Question

Steve has 11 biscuits in a tin.

There are 4 digestive, 5 chocolate and 2 ginger biscuits.
Steve takes two biscuits at random from the tin.
Work out the probability that he chooses two different types of biscuits.

Answer 1

The probability of Steve choosing two different types of biscuits from the tin is 38/55 or 0.69.

Step-by-step explanation:

To find the probability of Steve choosing two different types of biscuits, we need to calculate the probability of choosing one digestible and one chocolate biscuit, one digestible and one ginger biscuit, and one chocolate and one ginger biscuit.

The total number of possible combinations of two biscuits is given by the combination formula: C(n, r) = n! / (r!(n-r)!), where n is the total number of biscuits and r is the number of biscuits being chosen.
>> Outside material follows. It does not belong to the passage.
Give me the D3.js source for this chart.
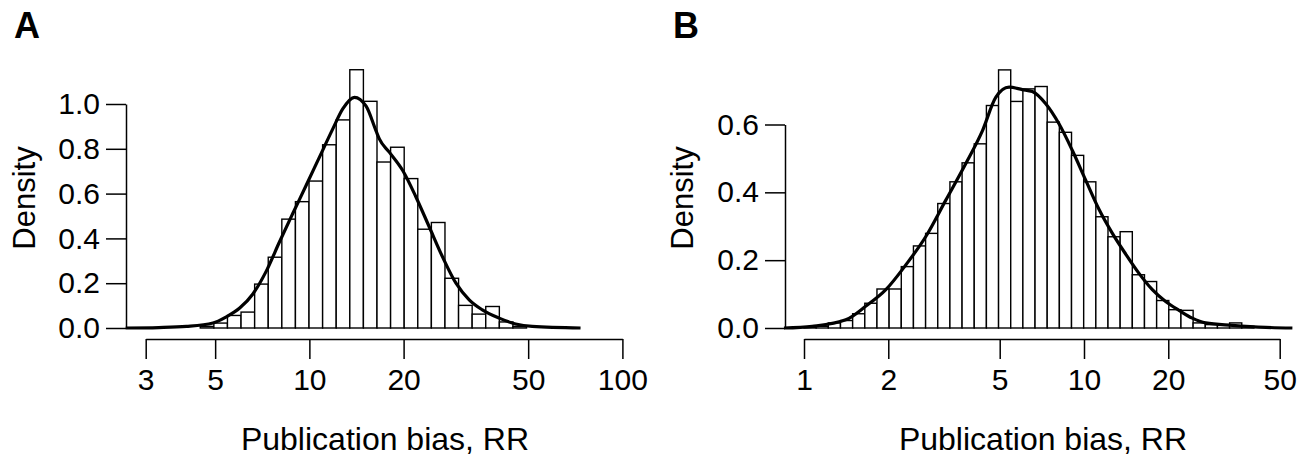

In this case, n = 11 and r = 2, so C(11, 2) = 55.

The number of different combinations of biscuits can be calculated by summing the combinations of choosing one biscuit of each type: C(4, 1) * C(5, 1) + C(4, 1) * C(2, 1) + C(5, 1) * C(2, 1) = 20 + 8 + 10 = 38.

Therefore, the probability of Steve choosing two different types of biscuits is 38/55 or 0.69 (rounded to two decimal places).